__WHAT YOU SHOULD DO__. Everything from the first line of the data through the line with "80, 90, 100]" is to be echoed exactly, minus the pictures.

— START OF INFORMATION SUPPLIED —

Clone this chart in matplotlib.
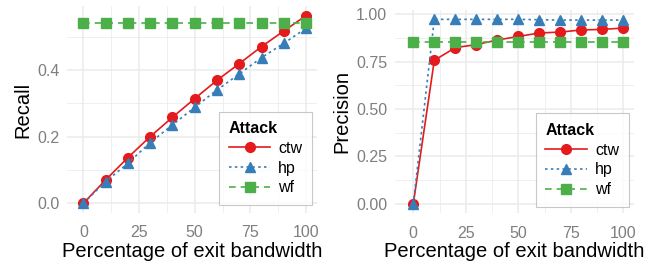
import matplotlib
matplotlib.use('Agg')
import matplotlib.pyplot as plt

plt.rcParams['font.family'] = ['Liberation Sans', 'DejaVu Sans']

W, H = 665, 266

pct = [0, 10, 20, 30, 40, 50, 60, 70, 80, 90, 100]

recall_ctw = [0.0, 0.07, 0.137, 0.2, 0.258, 0.314, 0.369, 0.419, 0.47, 0.517, 0.563]
recall_hp = [0.0, 0.065, 0.12, 0.182, 0.235, 0.288, 0.34, 0.388, 0.437, 0.48, 0.525]
recall_wf = [0.542] * 11

prec_ctw = [0.0, 0.756, 0.823, 0.839, 0.863, 0.882, 0.9, 0.905, 0.916, 0.919, 0.926]
prec_hp = [0.0, 0.972, 0.972, 0.972, 0.972, 0.972, 0.97, 0.968, 0.968, 0.968, 0.968]
prec_wf = [0.853] * 11

x_ticks = [0, 25, 50, 75, 100]
recall_ticks = [0.0, 0.2, 0.4]
recall_labels = ['0.0', '0.2', '0.4']
prec_ticks = [0.0, 0.25, 0.5, 0.75, 1.0]
prec_labels = ['0.00', '0.25', '0.50', '0.75', '1.00']

RED = '#E41A1C'
BLUE = '#377EB8'
GREEN = '#4DAF4A'
GRID = '#EBEBEB'
TICK = '#7F7F7F'


def px_axes(fig, x0, y0, x1, y1):
    return fig.add_axes([x0 / W, 1 - y1 / H, (x1 - x0) / W, (y1 - y0) / H])


def style(ax, xlim, yticks, ylabels, minor_y, ylim, ylabel):
    ax.set_xlim(*xlim)
    ax.set_ylim(*ylim)
    ax.set_xticks(x_ticks)
    ax.set_xticks([12.5, 37.5, 62.5, 87.5], minor=True)
    ax.set_yticks(yticks)
    ax.set_yticklabels(ylabels)
    ax.set_yticks(minor_y, minor=True)
    ax.grid(True, which='major', color=GRID, linewidth=1.1)
    ax.grid(True, which='minor', color=GRID, linewidth=0.55)
    ax.set_axisbelow(True)
    for s in ax.spines.values():
        s.set_visible(False)
    ax.tick_params(which='both', length=0, labelsize=11.5, colors=TICK)
    ax.tick_params(axis='x', pad=9)
    ax.tick_params(axis='y', pad=5.5)
    ax.set_xlabel('Percentage of exit bandwidth', fontsize=14.5, labelpad=1)
    ax.set_ylabel(ylabel, fontsize=14.5, labelpad=3.5)


def draw(ax, ctw, hp, wf, anchor):
    ax.plot(pct, ctw, color=RED, linestyle='-', linewidth=1.2, marker='o',
            markersize=7, label='ctw', zorder=3)
    ax.plot(pct, hp, color=BLUE, linestyle=(0, (1.5, 2)), linewidth=1.2, marker='^',
            markersize=7.5, label='hp', zorder=3)
    ax.plot(pct, wf, color=GREEN, linestyle=(0, (4, 3)), linewidth=1.2, marker='s',
            markersize=7, label='wf', zorder=3)
    leg = ax.legend(title='Attack', loc='lower right', fontsize=11.5, frameon=True,
                    fancybox=False, edgecolor='#BBBBBB', borderpad=0.6,
                    handlelength=2.6, labelspacing=0.3, handletextpad=0.5,
                    borderaxespad=0, bbox_to_anchor=anchor)
    leg.get_frame().set_linewidth(0.8)
    leg.get_title().set_fontweight('bold')
    leg.get_title().set_fontsize(11.5)
    leg._legend_box.align = 'left'


fig = plt.figure(figsize=(W / 100, H / 100), dpi=100)

ax1 = px_axes(fig, 67, 6.3, 317.2, 212.7)
style(ax1, (-7.33, 105), recall_ticks, recall_labels, [0.1, 0.3, 0.5],
      (-0.0282, 0.591), 'Recall')
draw(ax1, recall_ctw, recall_hp, recall_wf, (0.979, 0.037))

ax2 = px_axes(fig, 395, 10.1, 634, 213.2)
style(ax2, (-8.71, 105.1), prec_ticks, prec_labels, [0.125, 0.375, 0.625, 0.875],
      (-0.0486, 1.0206), 'Precision')
draw(ax2, prec_ctw, prec_hp, prec_wf, (0.977, 0.032))

fig.savefig('out.png', dpi=100)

— END OF INFORMATION SUPPLIED —

__RESPONSE TO THE EXERCISE__.
Clone this chart in matplotlib.
import matplotlib
matplotlib.use('Agg')
import matplotlib.pyplot as plt

plt.rcParams['font.family'] = ['Liberation Sans', 'DejaVu Sans']

W, H = 665, 266

pct = [0, 10, 20, 30, 40, 50, 60, 70, 80, 90, 100]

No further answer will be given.